Convencidos que não vale a pena reclamar, porque o governo deixou de ouvir as pessoas, tão acostumado anda em ludibriar a sociedade com o seu habitual de jogo de palavras, frases de auto-ajuda e números estatísticos, os cidadãos procuram as suas próprias soluções. E por isso, “já que não nos ouvem”, resta-lhes acertar contas com o Governo no dia das próximas eleições. Transportes, saúde, emprego, professores em eterno estado de reclamação, para não citar outros domínios, são problemas em demasia para qualquer que seja o governo. 

Portanto, foi no meio dessa grande insatisfação que Rui Semedo, enquanto líder (nominal) do PAICV, foi procurando sobreviver, sob a ameaça de Janira Hopffer Almada. Um mau resultado global seria a sua defenestração. Agora, que pode chamar a si a parte que lhe cabe da vitória de 01 de Dezembro, num cenário de maioria sociológica da população, resta saber se isto tudo é suficiente para calar os seus críticos. Parece-me que não. 

O discurso de vitória de Francisco Carvalho, e os incentivos que este já começou a receber para avançar para primeiro-ministro em 2026, mostra que a situação no PAICV é de quem caminha no fio da navalha, restando saber, neste tabuleiro, o que JHA pretende fazer, isto é, se avança ou se deixa o seu “afilhado” avançar para a conquista da liderança do PAICV. Mesmo tendo vencido a disputa de domigo, a gestão das ambições no PAICV não se desenha por isto fácil e o MpD conta com os deslizes e tiros no pé que o ajudem a reverter a situação em que se encontra neste momento. A legitimidade obtida por Francisco Carvalho agora na Praia é acima de tudo dele, cabendo-lhe tirar as devidas ilações disso, da forma que eventualmente entender no tempo que durar o seu segundo mandato à frente da CMP. 

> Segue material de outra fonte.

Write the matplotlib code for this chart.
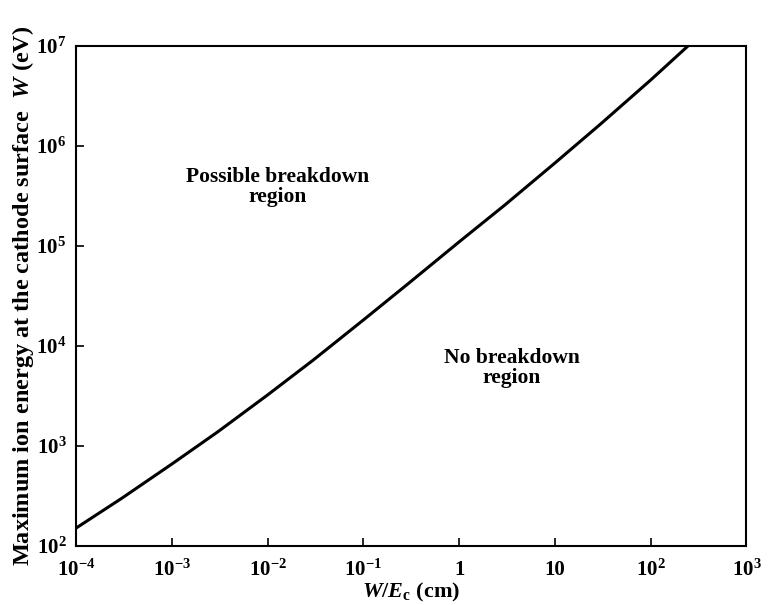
import numpy as np
import matplotlib
matplotlib.use("Agg")
import matplotlib.pyplot as plt
from matplotlib.ticker import FixedLocator, FixedFormatter

plt.rcParams['font.family'] = ['Liberation Serif', 'DejaVu Serif']
plt.rcParams['mathtext.fontset'] = 'custom'
plt.rcParams['mathtext.rm'] = 'Liberation Serif:bold'
plt.rcParams['mathtext.it'] = 'Liberation Serif:bold:italic'
plt.rcParams['mathtext.bf'] = 'Liberation Serif:bold'

# curve (W/Ec in cm, max ion energy in eV)
w_over_ec = [1e-4, 3e-4, 1e-3, 3e-3, 1e-2, 3e-2, 1e-1, 3e-1, 1, 3, 10, 30, 100, 245]
ion_energy = [151, 300, 660, 1380, 3240, 7240, 18200, 42700, 110000,
              257000, 676000, 1.66e6, 4.57e6, 1.0e7]

x_ticks = [1e-4, 1e-3, 1e-2, 1e-1, 1, 10, 1e2, 1e3]
x_labels = [r"$10^{-4}$", r"$10^{-3}$", r"$10^{-2}$", r"$10^{-1}$", "1", "10",
            r"$10^{2}$", r"$10^{3}$"]
y_ticks = [1e2, 1e3, 1e4, 1e5, 1e6, 1e7]
y_labels = [r"$10^{2}$", r"$10^{3}$", r"$10^{4}$", r"$10^{5}$", r"$10^{6}$", r"$10^{7}$"]

fig = plt.figure(figsize=(7.68, 6.05), dpi=100)
ax = fig.add_axes([0.099, 0.0975, 0.873, 0.8265])

ax.plot(w_over_ec, ion_energy, color="black", linewidth=2.2, solid_capstyle="butt")

ax.set_xscale("log")
ax.set_yscale("log")
ax.set_xlim(1e-4, 1e3)
ax.set_ylim(1e2, 1e7)

ax.xaxis.set_major_locator(FixedLocator(x_ticks))
ax.xaxis.set_major_formatter(FixedFormatter(x_labels))
ax.yaxis.set_major_locator(FixedLocator(y_ticks))
ax.yaxis.set_major_formatter(FixedFormatter(y_labels))
ax.minorticks_off()
ax.tick_params(direction="in", length=6, width=1.2, labelsize=15, pad=7)
ax.tick_params(axis="x", pad=10)
for lab in ax.get_xticklabels() + ax.get_yticklabels():
    lab.set_fontweight("bold")
for sp in ax.spines.values():
    sp.set_linewidth(1.5)

ax.set_xlabel(r"$W/E_{\rm c}$ (cm)", fontsize=16, fontweight="bold", labelpad=0)
ax.set_ylabel(r"Maximum ion energy at the cathode surface  $W$ (eV)",
              fontsize=17.5, fontweight="bold", labelpad=0)

ax.text(0.0128, 3.9e5, "Possible breakdown\nregion", ha="center", va="center",
        fontsize=15.5, fontweight="bold", linespacing=1.0)
ax.text(3.56, 6000, "No breakdown\nregion", ha="center", va="center",
        fontsize=15.5, fontweight="bold", linespacing=1.0)

fig.savefig("out.png", dpi=100)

Mas a história mostra que, por duas vezes, o PAICV de JMN perdeu as autárquicas (em 2004 e 2008) e por duas vezes, nas legislativas seguintes (2005 e 2011) venceu a parada. Como em toda a disputa política, a vitória faz-se construindo, passo a passo, neste caso até 2026, em função daquilo que as câmaras do PAICV forem capazes de realizar. Porque, em 2026, a “coisa” haverá de inverte-se: a começar pela Praia, um mau desempenho autárquico haverá de reflectir-se na escolha dos eleitores, daí que a luta entre Francisco Carvalho e o governo/MpD vai continuar. 

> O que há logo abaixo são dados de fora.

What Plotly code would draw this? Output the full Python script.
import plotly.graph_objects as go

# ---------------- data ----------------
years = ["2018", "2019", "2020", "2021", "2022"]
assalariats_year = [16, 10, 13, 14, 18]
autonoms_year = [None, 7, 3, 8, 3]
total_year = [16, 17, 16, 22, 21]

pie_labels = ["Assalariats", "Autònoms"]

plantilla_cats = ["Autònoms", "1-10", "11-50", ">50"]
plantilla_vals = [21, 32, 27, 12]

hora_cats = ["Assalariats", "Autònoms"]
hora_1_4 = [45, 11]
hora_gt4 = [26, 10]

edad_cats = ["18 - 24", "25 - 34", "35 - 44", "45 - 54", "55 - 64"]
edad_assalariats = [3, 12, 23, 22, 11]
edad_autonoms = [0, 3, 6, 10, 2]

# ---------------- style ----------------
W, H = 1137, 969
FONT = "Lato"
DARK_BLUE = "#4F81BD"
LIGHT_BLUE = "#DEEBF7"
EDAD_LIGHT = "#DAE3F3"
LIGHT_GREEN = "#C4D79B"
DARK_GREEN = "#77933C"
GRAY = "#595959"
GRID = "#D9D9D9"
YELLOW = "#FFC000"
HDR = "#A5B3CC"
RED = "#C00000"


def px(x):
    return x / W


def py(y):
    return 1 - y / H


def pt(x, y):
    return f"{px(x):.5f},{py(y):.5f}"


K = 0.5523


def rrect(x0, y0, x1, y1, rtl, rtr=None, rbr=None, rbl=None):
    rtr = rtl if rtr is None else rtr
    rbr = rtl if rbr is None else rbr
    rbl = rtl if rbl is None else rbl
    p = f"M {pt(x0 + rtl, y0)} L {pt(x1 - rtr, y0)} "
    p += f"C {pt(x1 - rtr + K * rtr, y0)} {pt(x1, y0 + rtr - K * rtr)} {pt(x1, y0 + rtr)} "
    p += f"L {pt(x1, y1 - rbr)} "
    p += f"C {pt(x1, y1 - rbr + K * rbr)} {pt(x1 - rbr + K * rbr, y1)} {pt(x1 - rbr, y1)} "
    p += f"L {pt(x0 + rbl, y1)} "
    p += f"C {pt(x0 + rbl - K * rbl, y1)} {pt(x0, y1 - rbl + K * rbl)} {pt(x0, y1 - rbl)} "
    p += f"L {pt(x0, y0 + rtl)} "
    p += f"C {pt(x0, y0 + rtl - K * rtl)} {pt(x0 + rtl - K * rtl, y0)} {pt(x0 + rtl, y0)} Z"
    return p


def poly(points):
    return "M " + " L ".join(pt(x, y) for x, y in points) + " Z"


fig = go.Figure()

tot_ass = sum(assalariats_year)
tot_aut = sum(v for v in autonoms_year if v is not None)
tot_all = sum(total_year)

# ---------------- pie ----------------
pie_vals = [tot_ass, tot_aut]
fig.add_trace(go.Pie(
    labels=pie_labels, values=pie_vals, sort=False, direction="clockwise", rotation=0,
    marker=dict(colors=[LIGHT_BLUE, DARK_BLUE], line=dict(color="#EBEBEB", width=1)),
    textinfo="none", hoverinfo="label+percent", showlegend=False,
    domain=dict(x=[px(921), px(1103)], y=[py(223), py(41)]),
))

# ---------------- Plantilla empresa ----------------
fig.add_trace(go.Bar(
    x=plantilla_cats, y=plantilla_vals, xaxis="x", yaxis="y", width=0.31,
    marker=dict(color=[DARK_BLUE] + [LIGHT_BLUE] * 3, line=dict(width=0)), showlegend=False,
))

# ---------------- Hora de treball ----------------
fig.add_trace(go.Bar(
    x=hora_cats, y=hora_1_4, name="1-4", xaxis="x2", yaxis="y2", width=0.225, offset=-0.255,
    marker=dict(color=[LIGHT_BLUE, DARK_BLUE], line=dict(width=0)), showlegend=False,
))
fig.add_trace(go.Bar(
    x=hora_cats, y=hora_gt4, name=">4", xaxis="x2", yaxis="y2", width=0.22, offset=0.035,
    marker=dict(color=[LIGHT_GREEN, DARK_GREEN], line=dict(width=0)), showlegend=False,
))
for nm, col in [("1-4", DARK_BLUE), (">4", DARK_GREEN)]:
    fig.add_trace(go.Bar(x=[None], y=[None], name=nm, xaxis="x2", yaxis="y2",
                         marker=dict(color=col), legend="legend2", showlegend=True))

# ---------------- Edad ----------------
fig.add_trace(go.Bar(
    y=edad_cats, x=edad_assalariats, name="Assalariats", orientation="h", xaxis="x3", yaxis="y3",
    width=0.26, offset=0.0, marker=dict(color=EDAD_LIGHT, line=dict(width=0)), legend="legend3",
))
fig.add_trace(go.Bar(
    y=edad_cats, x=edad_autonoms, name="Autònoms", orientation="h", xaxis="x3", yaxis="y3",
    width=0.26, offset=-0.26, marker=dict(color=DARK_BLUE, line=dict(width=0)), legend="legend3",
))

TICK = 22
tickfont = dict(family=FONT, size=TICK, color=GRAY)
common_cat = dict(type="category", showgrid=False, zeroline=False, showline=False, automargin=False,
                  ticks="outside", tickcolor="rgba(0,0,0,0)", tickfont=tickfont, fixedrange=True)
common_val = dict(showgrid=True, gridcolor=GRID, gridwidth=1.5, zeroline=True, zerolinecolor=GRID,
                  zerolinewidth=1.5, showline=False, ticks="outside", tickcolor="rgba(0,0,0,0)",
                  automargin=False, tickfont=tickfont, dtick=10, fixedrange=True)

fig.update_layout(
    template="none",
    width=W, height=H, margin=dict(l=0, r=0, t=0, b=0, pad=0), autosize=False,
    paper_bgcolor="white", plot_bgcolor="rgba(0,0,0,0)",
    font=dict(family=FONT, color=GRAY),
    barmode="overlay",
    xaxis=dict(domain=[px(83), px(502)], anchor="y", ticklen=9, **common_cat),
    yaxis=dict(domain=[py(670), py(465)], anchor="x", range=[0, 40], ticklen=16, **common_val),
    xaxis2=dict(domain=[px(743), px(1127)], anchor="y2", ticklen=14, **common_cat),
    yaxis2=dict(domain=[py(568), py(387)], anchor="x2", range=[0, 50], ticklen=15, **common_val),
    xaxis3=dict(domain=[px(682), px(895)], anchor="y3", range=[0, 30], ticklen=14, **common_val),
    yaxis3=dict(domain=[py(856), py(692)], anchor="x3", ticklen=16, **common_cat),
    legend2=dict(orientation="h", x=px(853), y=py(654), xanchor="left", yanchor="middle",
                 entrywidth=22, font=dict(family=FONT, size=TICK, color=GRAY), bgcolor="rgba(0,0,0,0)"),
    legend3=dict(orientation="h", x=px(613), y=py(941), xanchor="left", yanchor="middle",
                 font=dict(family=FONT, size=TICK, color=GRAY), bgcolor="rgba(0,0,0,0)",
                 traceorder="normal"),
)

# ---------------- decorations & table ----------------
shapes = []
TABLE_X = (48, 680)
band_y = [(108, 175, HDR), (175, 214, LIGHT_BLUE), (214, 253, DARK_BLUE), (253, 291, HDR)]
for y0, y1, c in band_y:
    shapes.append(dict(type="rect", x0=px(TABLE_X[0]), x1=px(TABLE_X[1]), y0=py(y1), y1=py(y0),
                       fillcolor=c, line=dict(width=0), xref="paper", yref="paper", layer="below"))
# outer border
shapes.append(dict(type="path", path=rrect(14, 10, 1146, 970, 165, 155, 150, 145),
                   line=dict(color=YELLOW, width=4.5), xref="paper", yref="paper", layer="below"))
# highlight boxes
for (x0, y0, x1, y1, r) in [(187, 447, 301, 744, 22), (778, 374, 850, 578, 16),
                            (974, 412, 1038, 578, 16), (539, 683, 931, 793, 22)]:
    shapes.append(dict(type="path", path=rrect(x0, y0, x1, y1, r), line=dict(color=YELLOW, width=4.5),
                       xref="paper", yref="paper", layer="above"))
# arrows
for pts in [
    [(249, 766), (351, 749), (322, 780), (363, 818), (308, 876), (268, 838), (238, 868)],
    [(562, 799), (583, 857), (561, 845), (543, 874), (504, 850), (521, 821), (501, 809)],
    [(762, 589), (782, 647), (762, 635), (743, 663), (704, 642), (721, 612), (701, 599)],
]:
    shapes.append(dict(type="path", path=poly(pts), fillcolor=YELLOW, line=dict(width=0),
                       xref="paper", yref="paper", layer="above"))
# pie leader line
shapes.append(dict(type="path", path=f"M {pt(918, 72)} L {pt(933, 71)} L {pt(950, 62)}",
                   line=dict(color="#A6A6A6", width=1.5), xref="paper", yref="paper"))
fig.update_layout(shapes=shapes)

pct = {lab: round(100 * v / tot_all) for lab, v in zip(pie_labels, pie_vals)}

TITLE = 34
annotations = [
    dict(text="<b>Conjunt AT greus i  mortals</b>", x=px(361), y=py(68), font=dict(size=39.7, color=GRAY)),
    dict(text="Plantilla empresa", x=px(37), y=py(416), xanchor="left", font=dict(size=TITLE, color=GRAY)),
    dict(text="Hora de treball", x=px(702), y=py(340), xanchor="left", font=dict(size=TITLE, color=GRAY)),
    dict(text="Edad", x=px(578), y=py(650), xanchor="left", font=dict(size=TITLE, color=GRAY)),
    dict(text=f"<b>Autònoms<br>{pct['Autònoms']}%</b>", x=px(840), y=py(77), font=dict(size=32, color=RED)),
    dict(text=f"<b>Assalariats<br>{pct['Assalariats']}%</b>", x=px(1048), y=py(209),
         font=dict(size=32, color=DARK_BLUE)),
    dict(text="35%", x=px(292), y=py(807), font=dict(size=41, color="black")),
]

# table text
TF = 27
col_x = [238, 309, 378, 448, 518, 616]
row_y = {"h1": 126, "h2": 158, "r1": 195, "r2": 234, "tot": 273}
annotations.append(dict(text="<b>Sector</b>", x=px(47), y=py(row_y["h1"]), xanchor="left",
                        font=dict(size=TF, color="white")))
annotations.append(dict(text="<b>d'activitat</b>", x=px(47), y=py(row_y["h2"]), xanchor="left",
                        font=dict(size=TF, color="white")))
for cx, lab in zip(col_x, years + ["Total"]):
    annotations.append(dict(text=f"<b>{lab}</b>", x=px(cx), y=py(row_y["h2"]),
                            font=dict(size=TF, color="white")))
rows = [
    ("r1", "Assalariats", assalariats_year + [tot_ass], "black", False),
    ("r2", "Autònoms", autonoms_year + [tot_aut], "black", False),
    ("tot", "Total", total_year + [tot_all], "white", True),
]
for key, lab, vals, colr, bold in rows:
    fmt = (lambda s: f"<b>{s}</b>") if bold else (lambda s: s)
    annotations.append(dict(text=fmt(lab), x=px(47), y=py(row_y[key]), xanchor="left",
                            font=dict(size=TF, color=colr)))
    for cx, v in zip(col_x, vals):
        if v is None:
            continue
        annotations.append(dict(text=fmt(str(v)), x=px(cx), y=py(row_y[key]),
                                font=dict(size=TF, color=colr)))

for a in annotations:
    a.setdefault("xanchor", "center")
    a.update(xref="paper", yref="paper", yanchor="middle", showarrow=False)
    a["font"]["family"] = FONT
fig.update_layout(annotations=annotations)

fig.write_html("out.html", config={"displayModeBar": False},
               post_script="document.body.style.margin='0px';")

4. Os cabo-verdianos precisam voltar a acreditar que este é um país possível, com menos fantasias, menos encontros para atrair investimentos que nunca chegam, menos workshops com os senhores das Nações Unidas impondo-nos as suas modas, menos viagens caras atrás de hubs e startups imaginárias, em suma, mais pés no chão. Por isso é importante que a conquista do poder, em 2026, eventualmente pelo PAICV, não se deva apenas ao facto de os cabo-verdianos já terem perdido a paciência e a esperança neste MpD de Ulisses Correia e Silva. Os cidadãos acham que merecem mais e melhor saúde, mais e melhores transportes, numa palavra, mais do que aquilo que lhe prometeram e que não se anda a cumprir. Ah, as pessoas continuam a gostar de governantes humildes, que não destilem soberba, que as escutem, porque ser cabo-verdiano, como disse Jorge Barbosa, custa muito.